La maggiore preoccupazione espressa riguarda invece il settore finanziario. Secondo l’economista francese un forte inasprimento delle condizioni finanziarie globali - un cosiddetto evento di risk-off - potrebbe avere un impatto drammatico sulle condizioni del credito e sulle finanze pubbliche, specialmente nelle economie in via di sviluppo. Questo causerebbe grandi deflussi di capitali, con un improvviso aumento dei premi di rischio, con il dollaro in una “corsa ai ripari” e con un forte calo della spesa delle famiglie e degli investimenti. Le discussioni in corso, a Washington, sono diverse, sfaccettate, anche se decisamente collegate. Al centro di ogni analisi economica si colloca la spada di Damocle del conflitto russo-ucraino, che dalla crisi energetica fino all’inflazione sta giocando un ruolo altamente pericoloso nello scenario globale, senza che i leader politici sembrino rendersene conto (a differenza degli analisti geopolitici e degli economisti). Il ruolo della politica americana, in tal senso, assume contorni inquietanti.

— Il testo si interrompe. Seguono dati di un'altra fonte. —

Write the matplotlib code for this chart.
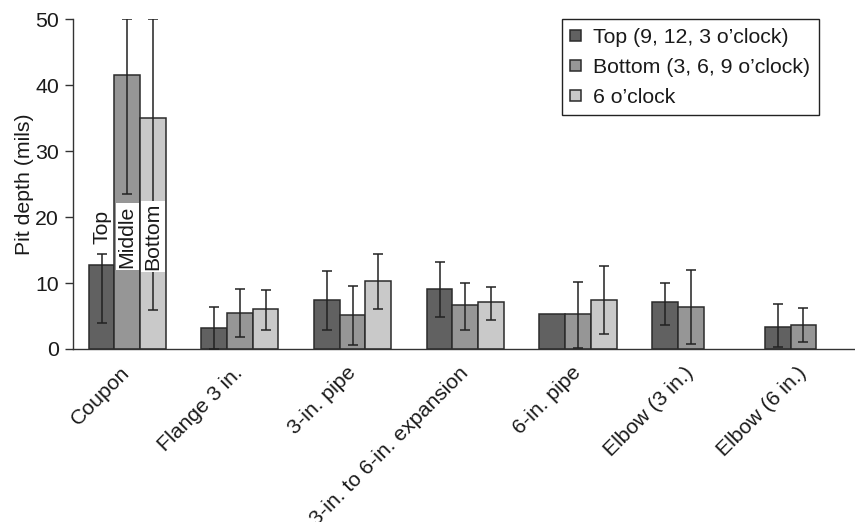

A che cosa si potrebbe andare incontro? Se non si riuscisse a trovare un accordo, facendo sedere la Cina al tavolo delle situazioni di crisi, si potrebbe tornare alla soluzione del 2015, quando la Russia boicottò la ristrutturazione del debito contratto in Ucraina. Come evidenzia il giornalista Galbiati, questa sarebbe una extrema ratio non di certo facile, poiché ci si troverebbe nella condizione di aggirare il creditore intransigente (la Cina), congelando la sua posizione e tenendola fuori dai possibili benefici di una ristrutturazione. Inoltre tutto ciò creerebbe ulteriore tensione fra Usa e Cina.

Un aspetto ancora non va sottovalutato. In questo nuovo scenario è chiaro che il Fondo Monetario si trova a non essere più un interlocutore esclusivo (soprattutto nel momento in cui si deve intraprendere una ristrutturazione del debito) e su questo versante la Cina assume una rilevanza sproporzionata. È evidente che la Cina difficilmente propenderebbe per una riduzione del debito dei Paesi in difficoltà – così come desiderato da FMI. Al momento la situazione appare bloccata e, anche in questo contesto, sarebbe auspicabile tornare a riposizionare la Cina al centro delle trattative di pace, all’interno del conflitto che sta sconvolgendo le economie globali.

Accordi diplomatici e ripresa economica sono due volti della stessa medaglia.